Before the auction, the house said the photograph was expected to sell for between $19,600 and $26,000.

The photograph was put up for auction by Francoise Bornet (search) — a former actress who claims she and an old flame were the subjects of the image, which was taken in 1950 and skyrocketed to fame in 1986 when it was reprinted as a poster.

"It's like a Christmas present," a delighted Bornet said of the sale.

The black-and-white picture of a young couple kissing in front of Paris' City Hall with harried passersby fading into the background evoked a spontaneous moment of romance that affirmed Paris' reputation as the city of blissful love.

That it was not a spontaneous snapshot was confirmed by a lawsuit Bornet filed in the early 1990s. She sued Doisneau for $18,500 and a percentage of sales of the photo. The court in June 1993 rejected her claims, though the case forced Doisneau to confess to having used professionals instead of a couple caught off guard. The photographer died a year later in 1994.

Still, the image has never lost its allure.

Bornet says that in 1950 she and her boyfriend Jacques Carteaud were embracing in a cafe near the school where the two young students were studying theater. Doisneau, who was working on a photo series about lovers in Paris for Life magazine, approached them, Bornet says.

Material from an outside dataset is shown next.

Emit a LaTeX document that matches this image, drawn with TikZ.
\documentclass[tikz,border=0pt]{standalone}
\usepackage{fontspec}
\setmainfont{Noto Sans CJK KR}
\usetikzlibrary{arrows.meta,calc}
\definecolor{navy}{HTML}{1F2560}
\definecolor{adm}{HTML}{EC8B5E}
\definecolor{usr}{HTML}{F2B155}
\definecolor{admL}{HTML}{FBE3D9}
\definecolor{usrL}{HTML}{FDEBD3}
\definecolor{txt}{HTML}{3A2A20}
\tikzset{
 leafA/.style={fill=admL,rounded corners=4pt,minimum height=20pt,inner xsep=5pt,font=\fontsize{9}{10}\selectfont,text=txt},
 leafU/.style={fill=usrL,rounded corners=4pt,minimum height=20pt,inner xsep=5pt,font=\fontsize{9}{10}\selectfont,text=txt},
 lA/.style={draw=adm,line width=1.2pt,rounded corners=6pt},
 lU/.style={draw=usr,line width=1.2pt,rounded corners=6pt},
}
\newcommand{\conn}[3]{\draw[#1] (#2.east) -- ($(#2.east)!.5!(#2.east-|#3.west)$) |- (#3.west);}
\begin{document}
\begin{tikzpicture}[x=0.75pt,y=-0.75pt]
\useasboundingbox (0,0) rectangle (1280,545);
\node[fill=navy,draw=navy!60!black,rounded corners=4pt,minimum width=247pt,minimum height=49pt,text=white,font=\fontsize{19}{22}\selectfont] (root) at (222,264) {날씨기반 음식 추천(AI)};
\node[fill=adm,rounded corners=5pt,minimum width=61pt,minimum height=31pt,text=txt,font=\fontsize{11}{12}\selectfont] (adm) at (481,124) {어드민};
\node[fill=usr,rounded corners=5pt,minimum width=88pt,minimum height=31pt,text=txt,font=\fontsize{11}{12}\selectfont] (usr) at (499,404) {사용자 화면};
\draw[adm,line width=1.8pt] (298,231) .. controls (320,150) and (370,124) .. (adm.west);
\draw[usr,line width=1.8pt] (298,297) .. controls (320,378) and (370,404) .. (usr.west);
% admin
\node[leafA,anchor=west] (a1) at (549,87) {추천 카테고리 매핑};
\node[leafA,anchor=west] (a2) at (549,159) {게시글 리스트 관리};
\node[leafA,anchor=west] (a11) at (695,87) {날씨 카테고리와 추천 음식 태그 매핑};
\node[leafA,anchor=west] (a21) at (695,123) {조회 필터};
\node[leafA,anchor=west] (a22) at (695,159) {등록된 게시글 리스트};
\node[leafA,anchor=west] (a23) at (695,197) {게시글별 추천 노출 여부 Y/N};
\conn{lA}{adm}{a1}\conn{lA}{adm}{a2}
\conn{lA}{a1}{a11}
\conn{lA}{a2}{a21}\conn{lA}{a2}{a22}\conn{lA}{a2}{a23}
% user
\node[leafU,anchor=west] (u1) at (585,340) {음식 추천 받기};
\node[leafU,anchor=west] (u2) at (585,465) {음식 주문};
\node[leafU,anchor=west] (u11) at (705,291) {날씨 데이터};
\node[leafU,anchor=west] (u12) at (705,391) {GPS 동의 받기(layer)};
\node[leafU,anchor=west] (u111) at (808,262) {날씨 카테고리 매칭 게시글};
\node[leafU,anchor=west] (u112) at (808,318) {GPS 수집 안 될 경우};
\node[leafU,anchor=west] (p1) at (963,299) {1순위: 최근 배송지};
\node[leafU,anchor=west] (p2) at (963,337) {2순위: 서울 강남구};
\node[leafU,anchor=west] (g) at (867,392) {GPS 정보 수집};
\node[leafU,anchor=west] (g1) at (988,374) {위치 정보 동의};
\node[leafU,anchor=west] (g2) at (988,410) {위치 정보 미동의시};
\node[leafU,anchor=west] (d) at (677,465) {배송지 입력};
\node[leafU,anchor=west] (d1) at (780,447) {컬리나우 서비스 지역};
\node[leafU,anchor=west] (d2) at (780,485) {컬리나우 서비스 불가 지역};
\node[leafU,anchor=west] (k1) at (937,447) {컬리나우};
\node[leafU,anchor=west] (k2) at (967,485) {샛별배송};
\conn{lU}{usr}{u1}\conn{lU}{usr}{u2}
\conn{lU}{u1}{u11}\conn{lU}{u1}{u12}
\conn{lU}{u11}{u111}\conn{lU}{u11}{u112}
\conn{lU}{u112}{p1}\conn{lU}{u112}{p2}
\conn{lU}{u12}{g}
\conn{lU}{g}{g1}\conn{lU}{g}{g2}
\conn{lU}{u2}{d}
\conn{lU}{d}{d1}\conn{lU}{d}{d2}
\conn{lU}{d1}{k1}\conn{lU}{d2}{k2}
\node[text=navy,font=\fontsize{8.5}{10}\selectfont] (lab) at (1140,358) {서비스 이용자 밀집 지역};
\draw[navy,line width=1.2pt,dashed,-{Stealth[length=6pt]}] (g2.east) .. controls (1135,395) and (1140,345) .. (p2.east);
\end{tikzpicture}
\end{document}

They met a few days later to recreate the kiss. The photo appeared in Life magazine that year.

The Rapho photo agency, Doisneau's employer when he took the picture, owns the rights to the photo. Bornet never received royalties from the reproduction and could only sell her photograph, which bears the late Doisneau's stamp on the back, for private use.

Kathleen Grosset, the director of Rapho, said more than 500,000 posters and 400,000 postcards have been reprinted from the original.

"Over the years, it must have made something like €500,000 ($650,000) for both the agency and the photographer," Grosset said.

Auctioneer Herve Poulain said he believed the $200,000 price was among the highest ever for a 20th century photograph.

Bornet, who found the photo while sifting through memorabilia left behind by her mother after she died, expressed no regret about parting with the photograph.

"In any case, this kiss is engraved in my memory," Bornet said. "It's a wonderful memory, is all. I don't need the image to remember it."